* _GIVEN REQUEST_
Copy the listing verbatim, excluding any images found in it.

┌────────

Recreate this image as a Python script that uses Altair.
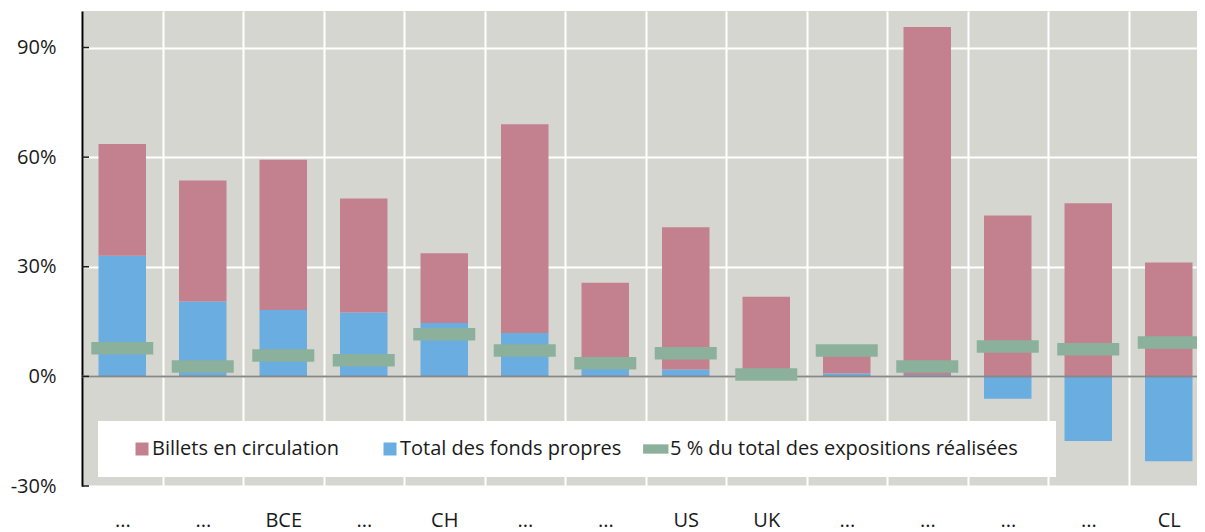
import altair as alt
import pandas as pd

# ---- data ----
labels = ["...", "...", "BCE", "...", "CH", "...", "...", "US", "UK", "...", "...", "...", "...", "CL"]
billets = [30.6, 33.1, 41.1, 31.2, 19.1, 57.1, 23.4, 38.9, 21.5, 5.2, 95.2, 44.0, 47.4, 31.2]
fonds = [33.0, 20.5, 18.2, 17.5, 14.6, 11.9, 2.2, 1.9, 0.3, 0.8, 0.4, -6.1, -17.7, -23.2]
expo5 = [7.7, 2.7, 5.7, 4.4, 11.5, 7.1, 3.6, 6.3, 0.5, 7.1, 2.7, 8.2, 7.4, 9.3]
y_ticks = [-30, 0, 30, 60, 90]

S_B = "Billets en circulation"
S_F = "Total des fonds propres"
S_E = "5 % du total des expositions réalisées"
bar_series = [S_B, S_F]
bar_colors = ["#C3808F", "#6AADE0"]
expo_color = "#8BB09B"
BG = "#D6D6D1"

rows = []
for i in range(len(labels)):
    rows.append(dict(idx=i, series=S_F, value=fonds[i], ord=0))
    rows.append(dict(idx=i, series=S_B, value=billets[i], ord=1))
bars_df = pd.DataFrame(rows)
expo_df = pd.DataFrame(dict(idx=list(range(len(labels))), series=S_E, value=expo5))
ticks_df = pd.DataFrame(dict(value=y_ticks))
zero_df = pd.DataFrame(dict(value=[0]))

FONT = "Open Sans"
TXT = "#1a1a1a"
PLOT_W = 1115      # visible plot width (page is 1205 wide)
BAND_SPAN = 1127   # 14 bands of ~80.5 px; the last band runs past the page edge

label_js = "[" + ",".join("'" + l + "'" for l in labels) + "]"

x_enc = alt.X(
    "idx:O",
    scale=alt.Scale(paddingInner=0, paddingOuter=0, range=[0, BAND_SPAN]),
    axis=alt.Axis(
        title=None, labelExpr=label_js + "[datum.value]", grid=True,
        gridColor="white", gridWidth=2, tickBand="extent", domain=False,
        ticks=False, tickSize=0, labelAngle=0, labelFontSize=20,
        labelPadding=24, labelColor=TXT, labelFont=FONT,
    ),
)
y_scale = alt.Scale(domain=[-30, 100], nice=False, zero=False)
y_axis = alt.Axis(
    title=None, values=y_ticks, labelExpr="datum.value + '%'", grid=True,
    gridColor="white", gridWidth=2, domainColor="black", domainWidth=2,
    ticks=False, tickSize=0, labelPadding=26, labelFontSize=20,
    labelColor=TXT, labelFont=FONT,
)

common_leg = dict(
    orient="none", legendY=410, direction="horizontal",
    fillColor="white", padding=18, symbolSize=169, symbolStrokeWidth=0,
    labelFontSize=20, labelColor=TXT, labelFont=FONT, labelOffset=0,
    labelLimit=0, title=" ", titleFontSize=1,
)
legend_bars = alt.Legend(
    titleOrient="left", titlePadding=16, legendX=16, columns=2,
    columnPadding=40, symbolType="square", **common_leg,
)
legend_expo = alt.Legend(
    titleOrient="right", titlePadding=20, legendX=550, columns=1,
    symbolType="M-2.6,-0.715H1.3V0.715H-2.6Z", **common_leg,
)

bars = alt.Chart(bars_df).mark_bar(width=alt.RelativeBandSize(0.59)).encode(
    x=x_enc,
    y=alt.Y("value:Q", stack="zero", scale=y_scale, axis=y_axis),
    color=alt.Color("series:N", scale=alt.Scale(domain=bar_series, range=bar_colors),
                    legend=legend_bars),
    order=alt.Order("ord:Q", sort="ascending"),
)

zero = alt.Chart(zero_df).mark_rule(color="#888888", strokeWidth=2).encode(
    y=alt.Y("value:Q", scale=y_scale, axis=y_axis),
)

expo = alt.Chart(expo_df).mark_tick(thickness=12.5, size=62, opacity=1).encode(
    x=x_enc,
    y=alt.Y("value:Q", stack=None, scale=y_scale, axis=y_axis),
    fill=alt.Fill("series:N", scale=alt.Scale(domain=[S_E], range=[expo_color]),
                  legend=legend_expo),
)

yticks = alt.Chart(ticks_df).mark_rule(color=TXT, strokeWidth=1.5).encode(
    y=alt.Y("value:Q", scale=y_scale, axis=y_axis),
    x=alt.value(0), x2=alt.value(7),
)

chart = alt.layer(bars, zero, expo, yticks).properties(
    width=PLOT_W, height=475,
    autosize=alt.AutoSizeParams(type="none"),
    padding={"left": 74, "top": 3, "right": 0, "bottom": 45},
    background="white",
    view=alt.ViewBackground(fill=BG, strokeWidth=0),
).configure(
    font=FONT,
    style={"cell": {"fill": BG, "strokeWidth": 0}},
)

chart.save("out.html", embed_options={"renderer": "svg", "actions": False})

└────────

* _FINAL RESULT_
Recreate this image as a Python script that uses Altair.
import altair as alt
import pandas as pd

# ---- data ----
labels = ["...", "...", "BCE", "...", "CH", "...", "...", "US", "UK", "...", "...", "...", "...", "CL"]
billets = [30.6, 33.1, 41.1, 31.2, 19.1, 57.1, 23.4, 38.9, 21.5, 5.2, 95.2, 44.0, 47.4, 31.2]
fonds = [33.0, 20.5, 18.2, 17.5, 14.6, 11.9, 2.2, 1.9, 0.3, 0.8, 0.4, -6.1, -17.7, -23.2]
expo5 = [7.7, 2.7, 5.7, 4.4, 11.5, 7.1, 3.6, 6.3, 0.5, 7.1, 2.7, 8.2, 7.4, 9.3]
y_ticks = [-30, 0, 30, 60, 90]

S_B = "Billets en circulation"
S_F = "Total des fonds propres"
S_E = "5 % du total des expositions réalisées"
bar_series = [S_B, S_F]
bar_colors = ["#C3808F", "#6AADE0"]
expo_color = "#8BB09B"
BG = "#D6D6D1"

rows = []
for i in range(len(labels)):
    rows.append(dict(idx=i, series=S_F, value=fonds[i], ord=0))
    rows.append(dict(idx=i, series=S_B, value=billets[i], ord=1))
bars_df = pd.DataFrame(rows)
expo_df = pd.DataFrame(dict(idx=list(range(len(labels))), series=S_E, value=expo5))
ticks_df = pd.DataFrame(dict(value=y_ticks))
zero_df = pd.DataFrame(dict(value=[0]))

FONT = "Open Sans"
TXT = "#1a1a1a"
PLOT_W = 1115      # visible plot width (page is 1205 wide)
BAND_SPAN = 1127   # 14 bands of ~80.5 px; the last band runs past the page edge

label_js = "[" + ",".join("'" + l + "'" for l in labels) + "]"

x_enc = alt.X(
    "idx:O",
    scale=alt.Scale(paddingInner=0, paddingOuter=0, range=[0, BAND_SPAN]),
    axis=alt.Axis(
        title=None, labelExpr=label_js + "[datum.value]", grid=True,
        gridColor="white", gridWidth=2, tickBand="extent", domain=False,
        ticks=False, tickSize=0, labelAngle=0, labelFontSize=20,
        labelPadding=24, labelColor=TXT, labelFont=FONT,
    ),
)
y_scale = alt.Scale(domain=[-30, 100], nice=False, zero=False)
y_axis = alt.Axis(
    title=None, values=y_ticks, labelExpr="datum.value + '%'", grid=True,
    gridColor="white", gridWidth=2, domainColor="black", domainWidth=2,
    ticks=False, tickSize=0, labelPadding=26, labelFontSize=20,
    labelColor=TXT, labelFont=FONT,
)

common_leg = dict(
    orient="none", legendY=410, direction="horizontal",
    fillColor="white", padding=18, symbolSize=169, symbolStrokeWidth=0,
    labelFontSize=20, labelColor=TXT, labelFont=FONT, labelOffset=0,
    labelLimit=0, title=" ", titleFontSize=1,
)
legend_bars = alt.Legend(
    titleOrient="left", titlePadding=16, legendX=16, columns=2,
    columnPadding=40, symbolType="square", **common_leg,
)
legend_expo = alt.Legend(
    titleOrient="right", titlePadding=20, legendX=550, columns=1,
    symbolType="M-2.6,-0.715H1.3V0.715H-2.6Z", **common_leg,
)

bars = alt.Chart(bars_df).mark_bar(width=alt.RelativeBandSize(0.59)).encode(
    x=x_enc,
    y=alt.Y("value:Q", stack="zero", scale=y_scale, axis=y_axis),
    color=alt.Color("series:N", scale=alt.Scale(domain=bar_series, range=bar_colors),
                    legend=legend_bars),
    order=alt.Order("ord:Q", sort="ascending"),
)

zero = alt.Chart(zero_df).mark_rule(color="#888888", strokeWidth=2).encode(
    y=alt.Y("value:Q", scale=y_scale, axis=y_axis),
)

expo = alt.Chart(expo_df).mark_tick(thickness=12.5, size=62, opacity=1).encode(
    x=x_enc,
    y=alt.Y("value:Q", stack=None, scale=y_scale, axis=y_axis),
    fill=alt.Fill("series:N", scale=alt.Scale(domain=[S_E], range=[expo_color]),
                  legend=legend_expo),
)

yticks = alt.Chart(ticks_df).mark_rule(color=TXT, strokeWidth=1.5).encode(
    y=alt.Y("value:Q", scale=y_scale, axis=y_axis),
    x=alt.value(0), x2=alt.value(7),
)

chart = alt.layer(bars, zero, expo, yticks).properties(
    width=PLOT_W, height=475,
    autosize=alt.AutoSizeParams(type="none"),
    padding={"left": 74, "top": 3, "right": 0, "bottom": 45},
    background="white",
    view=alt.ViewBackground(fill=BG, strokeWidth=0),
).configure(
    font=FONT,
    style={"cell": {"fill": BG, "strokeWidth": 0}},
)

chart.save("out.html", embed_options={"renderer": "svg", "actions": False})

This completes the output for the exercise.